_TO BE DONE:_ Leave out any picture and return the remaining listing below exactly as given.

>> BEGIN

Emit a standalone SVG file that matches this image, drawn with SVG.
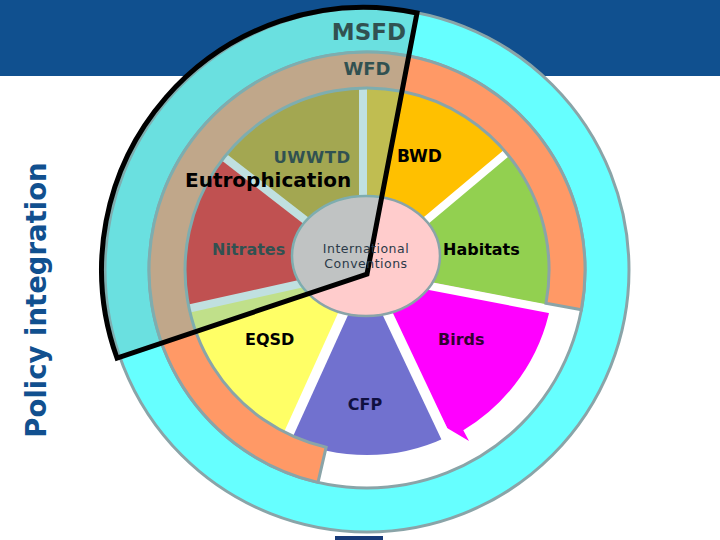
<svg xmlns="http://www.w3.org/2000/svg" width="720" height="540" viewBox="0 0 720 540">
  <style>
    .ring { stroke: #8aa4a8; stroke-width: 3; }
    .gap { stroke: #ffffff; fill: none; stroke-linecap: butt; }
    .lbl { font-family: "DejaVu Sans", Verdana, sans-serif; font-weight: bold; }
    .conv { font-family: "DejaVu Sans", Verdana, sans-serif; font-size: 12.5px; letter-spacing: 0.5px; fill: #2b3a48; text-anchor: middle; }
  </style>
  <rect id="header" x="0" y="0" width="720" height="76" fill="#10508f"/>
  <rect id="footer-tab" x="335" y="536" width="48" height="4" fill="#173a78"/>
  <text id="policy-integration" class="lbl" font-size="27.5" fill="#11508f" text-anchor="middle" transform="translate(46,300) rotate(-90)">Policy integration</text>

  <g id="outer-ring">
    <circle cx="367" cy="270" r="262" fill="#66ffff" class="ring"/>
    <circle cx="367" cy="270" r="218" fill="#ffffff" class="ring"/>
  </g>

  <g id="slices">
    <g id="uwwtd"><path d="M367 270 L222 156.7 A184 184 0 0 1 367 86 Z" fill="#cc9900"/></g>
    <g id="bwd"><path d="M367 270 L367 86 A184 184 0 0 1 508 151.7 Z" fill="#ffc000"/></g>
    <g id="habitats"><path d="M367 270 L508 151.7 A184 184 0 0 1 547.6 305.1 Z" fill="#92d050"/></g>
    <g id="birds"><path d="M367 270 L550.6 305.7 A187 187 0 0 1 463.3 430.3 L469 441 L447 428 Z" fill="#ff00ff"/></g>
    <g id="cfp"><path d="M367 270 L445.2 437.7 A185 185 0 0 1 288.8 437.7 Z" fill="#7171cf"/></g>
    <g id="eqsd"><path d="M367 270 L289.2 436.8 A184 184 0 0 1 187 308.3 Z" fill="#ffff66"/></g>
    <g id="nitrates"><path d="M367 270 L187 308.3 A184 184 0 0 1 222 156.7 Z" fill="#ff0000"/></g>
  </g>

  <g id="connectors">
    <line class="gap" x1="367" y1="268" x2="220" y2="154" stroke-width="8"/>
    <line class="gap" x1="363" y1="270" x2="363" y2="84" stroke-width="8"/>
    <line class="gap" x1="367" y1="270" x2="510" y2="150" stroke-width="8"/>
    <line class="gap" x1="367" y1="274" x2="565" y2="312" stroke-width="8"/>
    <line class="gap" x1="367" y1="270" x2="452" y2="450" stroke-width="10"/>
    <line class="gap" x1="363" y1="270" x2="285" y2="442" stroke-width="10"/>
    <line class="gap" x1="367" y1="269" x2="178" y2="311" stroke-width="8"/>
  </g>

  <g id="wfd-ring">
    <path d="M326.1 447.3 L318 482.4 A218 218 0 1 1 581.4 309.7 L546 303.2 A182 182 0 1 0 326.1 447.3 Z" fill="#ff9966" class="ring"/>
  </g>

  <g id="international-conventions">
    <ellipse cx="366" cy="256" rx="74" ry="60" fill="#ffcccc" stroke="#8aa4a8" stroke-width="2.5"/>
  </g>

  <g id="labels-under">
    <text class="lbl" font-size="23" x="369" y="40" text-anchor="middle" fill="#000">MSFD</text>
    <text class="lbl" font-size="18" x="367" y="75" text-anchor="middle" fill="#000">WFD</text>
    <text class="lbl" font-size="16.5" x="312" y="163" text-anchor="middle" fill="#000" letter-spacing="0.5">UWWTD</text>
    <text class="lbl" font-size="16" x="212" y="255" fill="#000">Nitrates</text>
  </g>

  <g id="msfd">
    <path d="M367 274 L417 13 A262 262 0 0 0 117 358 Z" fill="rgb(111,184,184)" fill-opacity="0.44"/>
    <path d="M367 274 L417 13 A262 262 0 0 0 117 358 Z" fill="none" stroke="#000" stroke-width="5" stroke-linejoin="miter"/>
  </g>

  <g id="labels">
    <text class="lbl" font-size="20" x="185" y="187" fill="#000">Eutrophication</text>
    <text class="lbl" font-size="17" x="397" y="162" fill="#000">BWD</text>
    <text class="lbl" font-size="16" x="443" y="255" fill="#000">Habitats</text>
    <text class="lbl" font-size="16" x="245" y="345" fill="#000">EQSD</text>
    <text class="lbl" font-size="16" x="438" y="345" fill="#330033">Birds</text>
    <text class="lbl" font-size="16" x="365" y="410" text-anchor="middle" fill="#101040">CFP</text>
    <text class="conv" x="366" y="253">International</text>
    <text class="conv" x="366" y="268">Conventions</text>
  </g>
</svg>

>> END

_FINISHED ANSWER:_
Emit a standalone SVG file that matches this image, drawn with SVG.
<svg xmlns="http://www.w3.org/2000/svg" width="720" height="540" viewBox="0 0 720 540">
  <style>
    .ring { stroke: #8aa4a8; stroke-width: 3; }
    .gap { stroke: #ffffff; fill: none; stroke-linecap: butt; }
    .lbl { font-family: "DejaVu Sans", Verdana, sans-serif; font-weight: bold; }
    .conv { font-family: "DejaVu Sans", Verdana, sans-serif; font-size: 12.5px; letter-spacing: 0.5px; fill: #2b3a48; text-anchor: middle; }
  </style>
  <rect id="header" x="0" y="0" width="720" height="76" fill="#10508f"/>
  <rect id="footer-tab" x="335" y="536" width="48" height="4" fill="#173a78"/>
  <text id="policy-integration" class="lbl" font-size="27.5" fill="#11508f" text-anchor="middle" transform="translate(46,300) rotate(-90)">Policy integration</text>

  <g id="outer-ring">
    <circle cx="367" cy="270" r="262" fill="#66ffff" class="ring"/>
    <circle cx="367" cy="270" r="218" fill="#ffffff" class="ring"/>
  </g>

  <g id="slices">
    <g id="uwwtd"><path d="M367 270 L222 156.7 A184 184 0 0 1 367 86 Z" fill="#cc9900"/></g>
    <g id="bwd"><path d="M367 270 L367 86 A184 184 0 0 1 508 151.7 Z" fill="#ffc000"/></g>
    <g id="habitats"><path d="M367 270 L508 151.7 A184 184 0 0 1 547.6 305.1 Z" fill="#92d050"/></g>
    <g id="birds"><path d="M367 270 L550.6 305.7 A187 187 0 0 1 463.3 430.3 L469 441 L447 428 Z" fill="#ff00ff"/></g>
    <g id="cfp"><path d="M367 270 L445.2 437.7 A185 185 0 0 1 288.8 437.7 Z" fill="#7171cf"/></g>
    <g id="eqsd"><path d="M367 270 L289.2 436.8 A184 184 0 0 1 187 308.3 Z" fill="#ffff66"/></g>
    <g id="nitrates"><path d="M367 270 L187 308.3 A184 184 0 0 1 222 156.7 Z" fill="#ff0000"/></g>
  </g>

  <g id="connectors">
    <line class="gap" x1="367" y1="268" x2="220" y2="154" stroke-width="8"/>
    <line class="gap" x1="363" y1="270" x2="363" y2="84" stroke-width="8"/>
    <line class="gap" x1="367" y1="270" x2="510" y2="150" stroke-width="8"/>
    <line class="gap" x1="367" y1="274" x2="565" y2="312" stroke-width="8"/>
    <line class="gap" x1="367" y1="270" x2="452" y2="450" stroke-width="10"/>
    <line class="gap" x1="363" y1="270" x2="285" y2="442" stroke-width="10"/>
    <line class="gap" x1="367" y1="269" x2="178" y2="311" stroke-width="8"/>
  </g>

  <g id="wfd-ring">
    <path d="M326.1 447.3 L318 482.4 A218 218 0 1 1 581.4 309.7 L546 303.2 A182 182 0 1 0 326.1 447.3 Z" fill="#ff9966" class="ring"/>
  </g>

  <g id="international-conventions">
    <ellipse cx="366" cy="256" rx="74" ry="60" fill="#ffcccc" stroke="#8aa4a8" stroke-width="2.5"/>
  </g>

  <g id="labels-under">
    <text class="lbl" font-size="23" x="369" y="40" text-anchor="middle" fill="#000">MSFD</text>
    <text class="lbl" font-size="18" x="367" y="75" text-anchor="middle" fill="#000">WFD</text>
    <text class="lbl" font-size="16.5" x="312" y="163" text-anchor="middle" fill="#000" letter-spacing="0.5">UWWTD</text>
    <text class="lbl" font-size="16" x="212" y="255" fill="#000">Nitrates</text>
  </g>

  <g id="msfd">
    <path d="M367 274 L417 13 A262 262 0 0 0 117 358 Z" fill="rgb(111,184,184)" fill-opacity="0.44"/>
    <path d="M367 274 L417 13 A262 262 0 0 0 117 358 Z" fill="none" stroke="#000" stroke-width="5" stroke-linejoin="miter"/>
  </g>

  <g id="labels">
    <text class="lbl" font-size="20" x="185" y="187" fill="#000">Eutrophication</text>
    <text class="lbl" font-size="17" x="397" y="162" fill="#000">BWD</text>
    <text class="lbl" font-size="16" x="443" y="255" fill="#000">Habitats</text>
    <text class="lbl" font-size="16" x="245" y="345" fill="#000">EQSD</text>
    <text class="lbl" font-size="16" x="438" y="345" fill="#330033">Birds</text>
    <text class="lbl" font-size="16" x="365" y="410" text-anchor="middle" fill="#101040">CFP</text>
    <text class="conv" x="366" y="253">International</text>
    <text class="conv" x="366" y="268">Conventions</text>
  </g>
</svg>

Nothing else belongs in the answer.